The In-The-Moment Procrastination Fix

Why is it that we struggle and strain and still procrastinate on some things, but we feel effortlessly motivated to do others?

As we've seen in previous lessons, procrastination is all about pain avoidance. So, when you're putting something off, it's because there is some association of emotional pain with that thing.

The Emotional Charge

To make this easier to visualize, let's use a simple mental model. Imagine that any given task has an "emotional charge".

This charge can be positive, meaning it's something you find enjoyable, you look forward to it, you aren't afraid of it. When this is the case, you will feel effortlessly motivated to do this task.

But the charge can also be negative. A task can, emotionally, feel like a red hot ball of emotional pain. And we don't want to get anywhere near that. So we procrastinate.

This is on a spectrum. So a task can be highly positively charged, highly negatively charged or anything in between.

So, what can you do to reduce the negative charge and increase the positive charge? Because if you can do this, you can eliminate procrastination.

And the good news is: you can do things to change this emotional charge!

1) Self Forgiveness

We've already done this, but it's worth mentioning here, again. One reason why self forgiveness is so effective is because it reduces the negative charge associated with a task.

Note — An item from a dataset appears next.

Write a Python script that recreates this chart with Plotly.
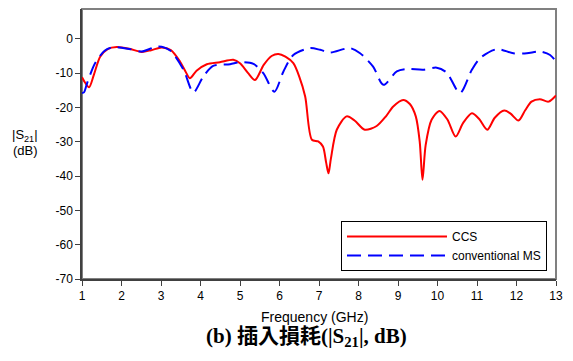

If you have previously procrastinated on something and on top of that you feel terrible about it and you beat yourself up about it, that just adds even more bad feelings on top of the already negatively charged task.

Self forgiveness helps us reduce that charge and make a task feel less emotionally intimidating.

2) Meaningful Context

Ask yourself: what is the larger context of this task? Even if this particular thing is something I don't want to do, does it lead to some worthwhile end goal? Is it part of a bigger picture that I can feel excited about?

For example, if I'm procrastinating on editing a video, that makes sense when we just look at the individual task by itself. Video editing is not very exciting and it's not my favorite way to spend my time. It's also quite time consuming and often involves struggles with technial limitations or issues.

Clearly, not a massively positive charge on this kind of work.

But if I think about why I'm making this video, that changes how it feels. After all, there's a message in this video that I want to share with people. I love teaching and video editing is just a small step in the process of creating, say, an entire course or series that could help change people's lives.

Seen in this greater context, the task ahead is more positively charged and I'll find it easier to get started.

3) Process Orientation

Once you get started with something, it's often easier and more enjoyable than expected.

Even difficult work can have a satisfying aspect to it. For example, while it is strenuous to solve difficult problems, it also comes with the satisfaction of deploying your skills and knowledge and it actually feels better to do something difficult than to do something boring.

If you can remind yourself of this, it can switch your brain into a more process oriented mode and you can even feel yourself looking forward to a task you usually procrastinate on.

Putting it Into Practice

To put these ideas into practice, we are once again using a writing exercise. You can try this out right now. Pick a task that you usually procrastinate on, answer the below writing promts and then get started on the task!

Writing Prompts

Answer these prompts in writing, whenever you feel yourself procrastinating on a specific task.

  • What is meaningful about this task, to me? How does it fit into a larger context that is important to me?
  • What aspects of this work feel good? When have I done this in the past and felt good about it?
  • What aspects of this work that allow me to use my strengths and grow my skills?